Divestments, which account for nearly 33% of the estimated non-tax revenue, were estimated to bring in Rs. 80,000 crores. However, the government has been able to mobilize only Rs. 15,247 crores till October. Having not only met but exceeding the target in FY18, an ambitious plan was put forth. However, this seems to be weakening. Global cues such as increased liquidity tightening have also played a role. Air India’s sale was supposed to bring in a large chunk. However, despite the government’s best efforts, this sale has not happened. On the contrary, the government has had to pump in more money and taken on Air India’s debt via an SPV.
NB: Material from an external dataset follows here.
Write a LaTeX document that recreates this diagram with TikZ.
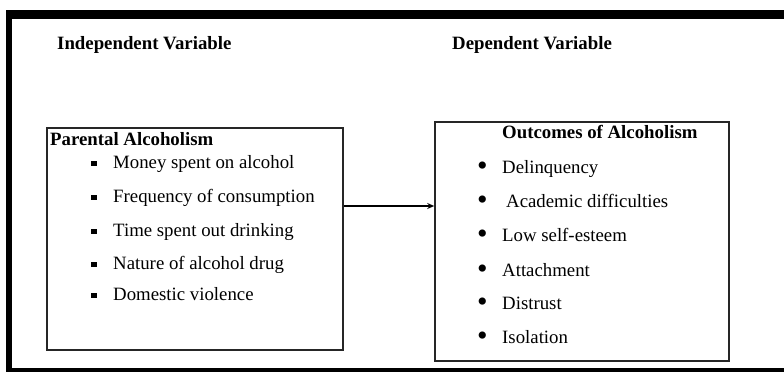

Oil has been a major source of problems for the government this year. On the one hand, oil prices shot up, reaching US$ 86 in October. On the other hand, with the Fed raising interest rates and draining liquidity by way of quantitative tightening, emerging market currencies started falling. The dollar nearly touched Rs. 75 in October, the same time oil peaked. As crude oil prices kept surging with the rupee in free fall, the central government was forced to cut excise duty on fuel in October. Analysts expect that this could result in a revenue decline of Rs. 10,500 crores for the fiscal. A double whammy from oil is expected as oil marketing companies (OMC) were forced to cut their prices by Re. 1. This is still in effect despite crude prices softening. As dividends from OMCs make a substantial part of the government’s dividend revenue, this will result in a further decline in revenues.
Revenue expenditure is also expected to increase. With the new minimum support price policy of Kharif crops kicking in, the next half of the fiscal may see elevated expenditure towards the implementation of the new policy. As Ayushman Bharat, the government’s new health initiative, gathers steam, expenditure on this front may also increase.
While the pressure is real, not everything is bad. On the revenue front, there are some positive developments. Customs collections could possibly be larger than budgeted amount of Rs 1.12 lakh crore by Rs 14,000 crore. For the second year in a row, direct tax collections could overshoot the budgeted targets by at least around Rs 20,000 crore with an additional Rs. 20,000 crores accruing to the government by way of evaded tax collections. On the expenditure front, oil prices cooling off are a big positive for India as it eases pressure on the Current Account Deficit as well as subsidies. Perhaps a reversal in the government’s decision of excise and OMC cuts could see a reversal.